-- start --
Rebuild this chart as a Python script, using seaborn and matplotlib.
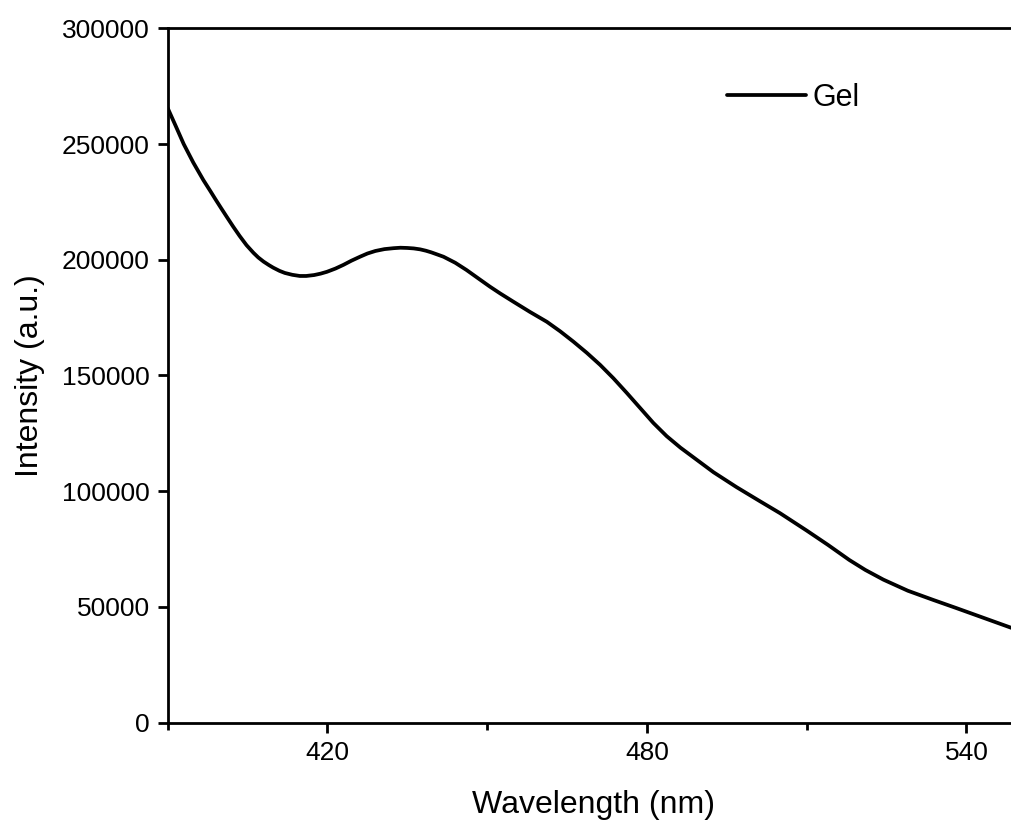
import matplotlib
matplotlib.use("Agg")
import matplotlib.pyplot as plt
import seaborn as sns
import pandas as pd
from matplotlib.ticker import MultipleLocator

wavelength = [390, 391.5, 393, 394.8, 396.7, 398, 399, 400, 401.1, 402.3, 403.5, 404.8, 406.1,
              407, 408, 409, 409.8, 411, 412, 413.4, 414.8, 416, 417.5, 418.7, 419.9,
              421.5, 423, 424.5, 426.1, 427.5, 429, 430.7, 432.4, 433.7, 435, 436.2, 437.4,
              438.5, 439.5, 440.6, 441.8, 444, 446.1, 448.6, 450.5, 452.4, 454.9, 458,
              461.2, 463.7, 466.2, 468.7, 471.2, 473.7, 476.2, 478.7, 481.2, 483.7, 486.3,
              489.4, 492.5, 496.8, 501.2, 505, 510, 514, 518, 521, 524.4, 529, 533.8,
              538, 543.2, 548.4, 550]
intensity = [265500, 257800, 250000, 242000, 234400, 229700, 226000, 222400, 218500, 214300,
             210300, 206300, 203000, 201000, 199200, 197700, 196600, 195200, 194300, 193500,
             193000, 193000, 193400, 194000, 194800, 196200, 197800, 199600, 201300, 202700,
             203800, 204600, 205000, 205200, 205100, 204900, 204500, 203900, 203200, 202300,
             201300, 198700, 195600, 191500, 188400, 185500, 181900, 177500, 173200, 169100,
             164600, 159800, 154600, 148800, 142500, 136000, 129500, 123800, 118800,
             113500, 108200, 101800, 95700, 90500, 83000, 76800, 70300, 66000, 61800, 57000,
             53000, 49600, 45300, 41000, 39700]
series_name = "Gel"

df = pd.DataFrame({"Wavelength": wavelength, "Intensity": intensity})

sns.set_theme(style="ticks")
plt.rcParams["font.family"] = ["Liberation Sans", "DejaVu Sans"]

fig = plt.figure(figsize=(10.11, 8.23), dpi=100)
ax = fig.add_axes([0.1659, 0.1219, 0.8427, 0.8437])

sns.lineplot(data=df, x="Wavelength", y="Intensity", ax=ax, color="black",
             linewidth=2.7, label=series_name)

ax.set_xlim(390, 550)
ax.set_ylim(0, 300000)
ax.xaxis.set_minor_locator(MultipleLocator(30))
ax.yaxis.set_major_locator(MultipleLocator(50000))
ax.set_xticks([420, 480, 540])

for side in ["left", "bottom", "top"]:
    ax.spines[side].set_visible(True)
    ax.spines[side].set_linewidth(2.0)
    ax.spines[side].set_color("black")
ax.spines["right"].set_visible(False)

ax.tick_params(axis="both", which="major", direction="out", length=7, width=2.0,
               labelsize=19, colors="black", labelcolor="black", top=False, right=False, pad=6)
ax.tick_params(axis="x", which="minor", direction="out", length=5, width=2.0,
               top=False, colors="black")
ax.tick_params(axis="y", which="minor", left=False)

ax.set_xlabel("Wavelength (nm)", fontsize=23, labelpad=18, color="black")
ax.set_ylabel("Intensity (a.u.)", fontsize=23, labelpad=12, color="black")

leg = ax.legend(loc="center left", bbox_to_anchor=(727 / 1011, (823 - 98) / 823),
                bbox_transform=fig.transFigure, frameon=False, fontsize=22,
                handlelength=2.6, handletextpad=0.2, borderpad=0, borderaxespad=0)
for t in leg.get_texts():
    t.set_color("black")

fig.savefig("out.png", dpi=100, facecolor="white")
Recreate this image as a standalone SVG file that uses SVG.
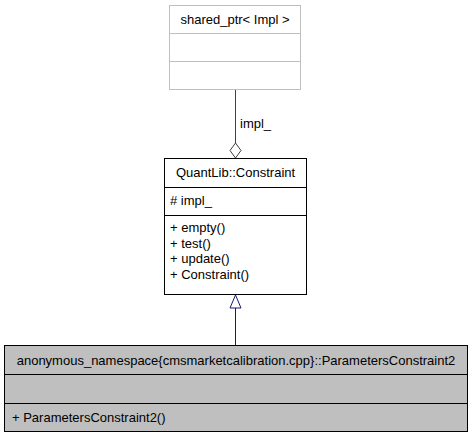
<svg xmlns="http://www.w3.org/2000/svg" width="472" height="437" viewBox="0 0 472 437">
<style>
text{font-family:"Liberation Sans",Arial,sans-serif;font-size:13px;fill:#000}
.c{text-anchor:middle}
.box{fill:#fff;stroke:#000;stroke-width:1}
.ext{fill:#fff;stroke:#bfbfbf;stroke-width:1}
.cur{fill:#bfbfbf;stroke:#000;stroke-width:1}
</style>
<rect width="472" height="437" fill="#fff"/>
<g id="shared_ptr">
<rect class="ext" x="169.5" y="5.5" width="131" height="84"/>
<line x1="169.5" y1="33.5" x2="300.5" y2="33.5" stroke="#bfbfbf"/>
<line x1="169.5" y1="61.5" x2="300.5" y2="61.5" stroke="#bfbfbf"/>
<text class="c" x="235" y="23.5">shared_ptr&lt; Impl &gt;</text>
</g>
<g id="Constraint">
<rect class="box" x="164.5" y="158.5" width="142" height="136"/>
<line x1="164.5" y1="187.5" x2="306.5" y2="187.5" stroke="#000"/>
<line x1="164.5" y1="215.5" x2="306.5" y2="215.5" stroke="#000"/>
<text class="c" x="235.5" y="177">QuantLib::Constraint</text>
<text x="170" y="205"># impl_</text>
<text x="170" y="232">+ empty()</text>
<text x="170" y="247.5">+ test()</text>
<text x="170" y="263">+ update()</text>
<text x="170" y="278.5">+ Constraint()</text>
</g>
<g id="ParametersConstraint2">
<rect class="cur" x="4.5" y="345.5" width="463" height="86"/>
<line x1="4.5" y1="374.5" x2="467.5" y2="374.5" stroke="#000"/>
<line x1="4.5" y1="403.5" x2="467.5" y2="403.5" stroke="#000"/>
<text class="c" x="236" y="365">anonymous_namespace{cmsmarketcalibration.cpp}::ParametersConstraint2</text>
<text x="12" y="422">+ ParametersConstraint2()</text>
</g>
<g id="connectors">
<line x1="235.5" y1="90" x2="235.5" y2="143" stroke="#404040" stroke-width="1"/>
<polygon points="235.5,143 241,150.5 235.5,158 230,150.5" fill="#fff" stroke="#404040"/>
<text x="240" y="128">impl_</text>
<line x1="235.5" y1="308" x2="235.5" y2="345" stroke="#191970" stroke-width="1"/>
<polygon points="235.5,295 241,308 230,308" fill="#fff" stroke="#191970"/>
</g>
</svg>
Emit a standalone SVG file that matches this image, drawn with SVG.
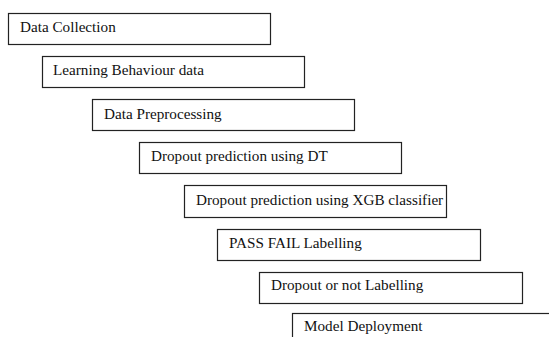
<svg xmlns="http://www.w3.org/2000/svg" width="549" height="337" viewBox="0 0 549 337">
<style>
.b{fill:#fff;stroke:#222;stroke-width:1.2}
.t{font-family:"Liberation Serif","Times New Roman",serif;font-size:15.2px;fill:#111}
</style>
<rect width="549" height="337" fill="#fff"/>
<g id="n1"><rect class="b" x="8.5" y="13.5" width="262" height="31"/><text class="t" x="20" y="32">Data Collection</text></g>
<g id="n2"><rect class="b" x="42.5" y="56.5" width="262" height="31"/><text class="t" x="53" y="75">Learning Behaviour data</text></g>
<g id="n3"><rect class="b" x="92.5" y="99.5" width="262" height="31"/><text class="t" x="104" y="119">Data Preprocessing</text></g>
<g id="n4"><rect class="b" x="139.5" y="142.5" width="262" height="31"/><text class="t" x="151" y="161">Dropout prediction using DT</text></g>
<g id="n5"><rect class="b" x="184.5" y="185.5" width="262" height="32"/><text class="t" x="196" y="205">Dropout prediction using XGB classifier</text></g>
<g id="n6"><rect class="b" x="217.5" y="229.5" width="263" height="31"/><text class="t" x="229" y="248">PASS FAIL Labelling</text></g>
<g id="n7"><rect class="b" x="259.5" y="272.5" width="263" height="31"/><text class="t" x="271" y="290">Dropout or not Labelling</text></g>
<g id="n8"><rect class="b" x="292.5" y="313.5" width="263" height="31"/><text class="t" x="304" y="331">Model Deployment</text></g>
<g id="connectors"></g>
</svg>
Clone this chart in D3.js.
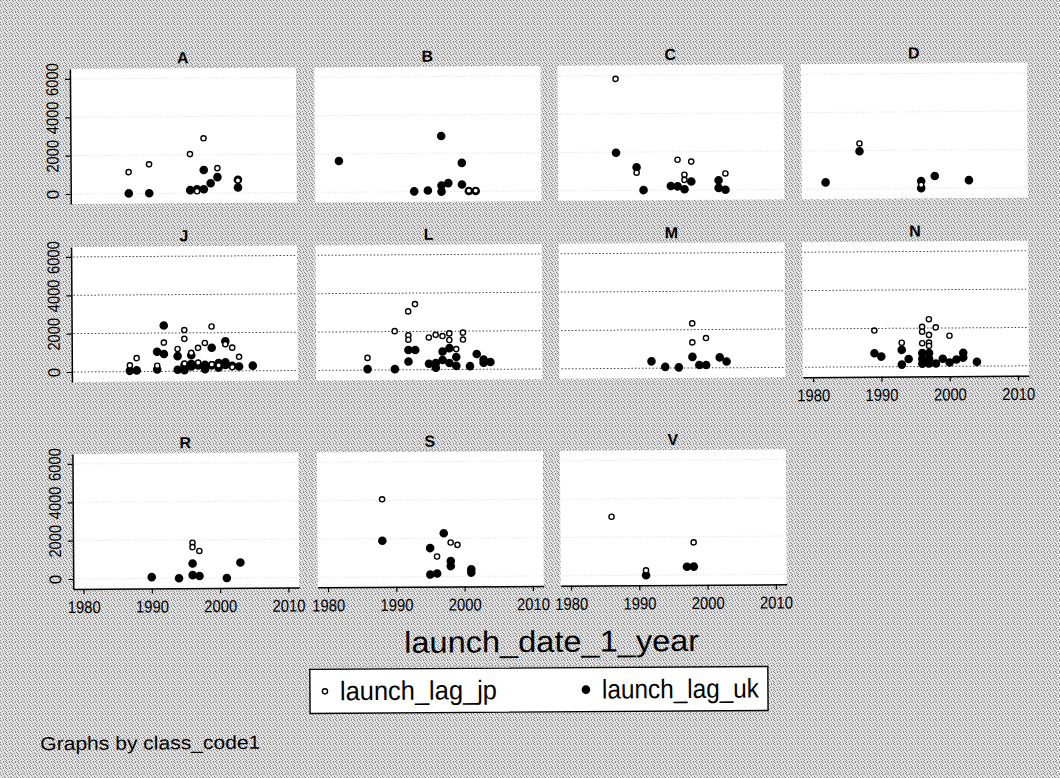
<!DOCTYPE html>
<html>
<head>
<meta charset="utf-8">
<script src="https://cdn.jsdelivr.net/npm/d3@7/dist/d3.min.js"></script>
<style>
  body { margin: 0; background: #c8c8c8; }
  svg { display: block; font-family: "Liberation Sans", Arial, sans-serif; }
</style>
</head>
<body>
<svg id="chart"></svg>
<script>
// panel labels (class_code1)
const panels = ["A", "B", "C", "D", "J", "L", "M", "N", "R", "S", "V"];

// [launch_date_1_year, launch_lag]
const A_jp = [[1987,1120],[1990,1520],[1996,2040],[1997,100],[1998,2860],[2000,1300],[2003,650]];
const A_uk = [[1987,10],[1990,10],[1996,160],[1997,200],[1998,200],[1998,1210],[1999,510],[2000,830],[2003,690],[2003,280]];
const B_jp = [[2001,40],[2002,40]];
const B_uk = [[1982,1630],[1997,2900],[2000,1490],[1993,20],[1995,60],[1997,320],[1997,0],[1998,440],[2000,360],[2001,20],[2002,20]];
const C_jp = [[1987,5820],[1990,920],[1996,1580],[1998,1480],[1997,800],[1997,530],[2003,850]];
const C_uk = [[1987,1965],[1990,1200],[1991,10],[1995,215],[1996,195],[1997,40],[1998,440],[2002,500],[2002,100],[2003,0]];
const D_jp = [[1987,2370],[1996,190]];
const D_uk = [[1982,350],[1987,1960],[1996,390],[1996,20],[1998,650],[2003,420]];
const J_jp = [[1995,2150],[1995,1690],[1999,2325],[1992,1500],[1988,700],[1987,325],[1991,300],[1994,1165],[1996,960],[1997,1215],[1998,1470],[2001,1400],[2002,1215],[2003,735],[1995,400],[1997,450],[1999,350],[2000,300],[2002,200]];
const J_uk = [[1992,2395],[1991,1025],[1992,905],[1987,40],[1988,60],[1991,100],[1994,790],[1994,80],[1995,60],[1996,830],[1999,1215],[2001,1555],[2005,270],[1995,320],[1996,380],[1996,250],[1997,300],[1998,330],[1999,300],[2000,420],[2001,450],[2001,320],[2002,270],[2003,230],[1998,100],[2000,180]];
const L_jp = [[1986,635],[1990,2020],[1992,3045],[1993,3425],[1992,1800],[1992,1570],[1995,1680],[1996,1815],[1997,1750],[1998,1885],[1998,1540],[2000,1920],[2000,1560],[1999,1065]];
const L_uk = [[1986,50],[1990,40],[1992,1030],[1993,1030],[1992,430],[1995,310],[1996,340],[1996,100],[1997,940],[1998,1115],[1998,340],[1999,650],[1999,190],[2001,170],[2002,800],[2003,515],[2004,380],[2003,350],[1997,500]];
const M_jp = [[1998,2325],[1998,1335],[2000,1555]];
const M_uk = [[1992,360],[1994,65],[1996,35],[1998,580],[1999,150],[2000,150],[2002,545],[2003,325]];
const N_jp = [[1989,1890],[1993,1245],[1996,2070],[1996,1815],[1996,1215],[1997,2465],[1997,1645],[1997,1245],[1997,1075],[1998,2035],[2000,1595]];
const N_uk = [[1989,705],[1990,530],[1993,875],[1993,105],[1994,395],[1996,700],[1996,400],[1996,150],[1997,700],[1997,400],[1997,150],[1998,150],[1999,400],[2000,200],[2001,350],[2002,450],[2002,700],[2004,225]];
const R_jp = [[1996,1850],[1996,1620],[1997,1420]];
const R_uk = [[1990,70],[1994,0],[1996,770],[1996,160],[1997,110],[2001,0],[2003,805]];
const S_jp = [[1988,4050],[1996,1050],[1998,1775],[1999,1650]];
const S_uk = [[1988,1890],[1997,2260],[1995,1490],[1998,810],[1998,545],[2001,370],[2001,200],[1995,110],[1996,160]];
const V_jp = [[1986,3065],[1998,1700],[1991,260]];
const V_uk = [[1991,0],[1997,435],[1998,435]];

const xTicks = [1980, 1990, 2000, 2010];
const yTicks = [0, 2000, 4000, 6000];
const seriesNames = ["launch_lag_jp", "launch_lag_uk"];
const xTitle = "launch_date_1_year";
const note = "Graphs by class_code1";

const jpBy = {A: A_jp, B: B_jp, C: C_jp, D: D_jp, J: J_jp, L: L_jp, M: M_jp, N: N_jp, R: R_jp, S: S_jp, V: V_jp};
const ukBy = {A: A_uk, B: B_uk, C: C_uk, D: D_uk, J: J_uk, L: L_uk, M: M_uk, N: N_uk, R: R_uk, S: S_uk, V: V_uk};

//layout
const width = 1060, height = 778;
const colX = [72, 316.5, 559.5, 803];
const rowY = [66, 244, 451];
const pw = 226, ph = 135;
const gridOpacity = [0.12, 0.9, 0.12];

const svg = d3.select("#chart").attr("width", width).attr("height", height);

// scanned grey background
const pat = svg.append("defs").append("pattern")
  .attr("id", "dither").attr("width", 6).attr("height", 6)
  .attr("patternUnits", "userSpaceOnUse");
pat.append("rect").attr("width", 6).attr("height", 6).attr("fill", "#e2e2e2");
[[0,0],[3,0],[1,1],[4,2],[2,3],[5,3],[0,4],[3,5],[5,5]].forEach(p => {
  pat.append("rect").attr("x", p[0]).attr("y", p[1]).attr("width", 1).attr("height", 1).attr("fill", "#888");
});
svg.append("rect").attr("width", width).attr("height", height).attr("fill", "url(#dither)");

// the scan is a little tilted
const g = svg.append("g").attr("transform", "rotate(-0.37 530 389)");

const x = d3.scaleLinear().domain([1978.5, 2011.6]).range([0, pw]);
const y = d3.scaleLinear().domain([-520, 6520]).range([ph, 0]);

panels.forEach((name, i) => {
  const row = Math.floor(i / 4), col = i % 4;
  const p = g.append("g").attr("transform", "translate(" + colX[col] + "," + rowY[row] + ")");

  p.append("rect").attr("width", pw).attr("height", ph).attr("fill", "#fff");

  p.selectAll(".grid").data(yTicks).enter().append("line")
    .attr("x1", 2).attr("x2", pw - 2)
    .attr("y1", d => y(d)).attr("y2", d => y(d))
    .attr("stroke", "#333").attr("stroke-width", 1)
    .attr("stroke-dasharray", "1.5,2")
    .attr("opacity", gridOpacity[row]);

  p.append("text")
    .attr("x", pw / 2).attr("y", -5)
    .attr("text-anchor", "middle")
    .attr("font-size", 16)
    .attr("font-weight", "bold")
    .text(name);

  if (col === 0) {
    const ya = p.append("g").call(d3.axisLeft(y).tickValues(yTicks).tickSize(5).tickSizeOuter(0).tickFormat(d3.format("d")));
    ya.select(".domain").attr("stroke-width", 1.5);
    ya.selectAll("line").attr("stroke-width", 1.2);
    ya.selectAll("text")
      .attr("transform", "rotate(-90)")
      .attr("x", 0).attr("y", -12).attr("dy", 0)
      .attr("text-anchor", "middle")
      .attr("font-size", 17)
      .attr("font-family", "Liberation Sans, Arial, sans-serif")
      .attr("fill", "#000")
      .each(function(d) {
        const s = String(d);
        if (s.length > 1) d3.select(this).attr("textLength", 8.2 * s.length).attr("lengthAdjust", "spacingAndGlyphs");
      });
  }

  if (row === 2 || name === "N") {
    const xa = p.append("g").attr("transform", "translate(0," + ph + ")")
      .call(d3.axisBottom(x).tickValues(xTicks).tickSize(5).tickSizeOuter(0).tickFormat(d3.format("d")));
    xa.select(".domain").attr("stroke-width", 1.5);
    xa.selectAll("line").attr("stroke-width", 1.2);
    xa.selectAll("text")
      .attr("y", 12)
      .attr("font-size", 17)
      .attr("font-family", "Liberation Sans, Arial, sans-serif")
      .attr("fill", "#000")
      .attr("textLength", 33).attr("lengthAdjust", "spacingAndGlyphs");
  }

  p.selectAll(".uk").data(ukBy[name]).enter().append("circle")
    .attr("cx", d => x(d[0])).attr("cy", d => y(d[1]))
    .attr("r", 4.3).attr("fill", "#000");

  p.selectAll(".jp").data(jpBy[name]).enter().append("circle")
    .attr("cx", d => x(d[0])).attr("cy", d => y(d[1]))
    .attr("r", 2.6).attr("fill", "#fff")
    .attr("stroke", "#000").attr("stroke-width", 1.4);
});

// x axis title
g.append("text")
  .attr("x", 550).attr("y", 652)
  .attr("text-anchor", "middle")
  .attr("font-size", 30)
  .attr("textLength", 295).attr("lengthAdjust", "spacingAndGlyphs")
  .text(xTitle);

// legend
const lg = g.append("g").attr("transform", "translate(308,668)");
lg.append("rect").attr("width", 458).attr("height", 44)
  .attr("fill", "#fff").attr("stroke", "#000").attr("stroke-width", 1.4);
lg.append("circle").attr("cx", 15).attr("cy", 22).attr("r", 2.6)
  .attr("fill", "#fff").attr("stroke", "#000").attr("stroke-width", 1.4);
lg.append("circle").attr("cx", 276).attr("cy", 22).attr("r", 4.3).attr("fill", "#000");
lg.selectAll(".lab").data(seriesNames).enter().append("text")
  .attr("x", (d, i) => i === 0 ? 30 : 292)
  .attr("y", 31)
  .attr("font-size", 27)
  .attr("textLength", 157).attr("lengthAdjust", "spacingAndGlyphs")
  .text(d => d);

g.append("text")
  .attr("x", 38).attr("y", 747)
  .attr("font-size", 19)
  .attr("textLength", 220).attr("lengthAdjust", "spacingAndGlyphs")
  .text(note);
</script>
</body>
</html>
-- end --
Requirement: Leave out the pictures and repeat exactly the lines from the start of the material through the line that contains "from matplotlib.ticker import MultipleLocator", both included.

Finished task:
Rebuild this chart as a Python script, using seaborn and matplotlib.
import matplotlib
matplotlib.use("Agg")
import matplotlib.pyplot as plt
import seaborn as sns
import pandas as pd
from matplotlib.ticker import MultipleLocator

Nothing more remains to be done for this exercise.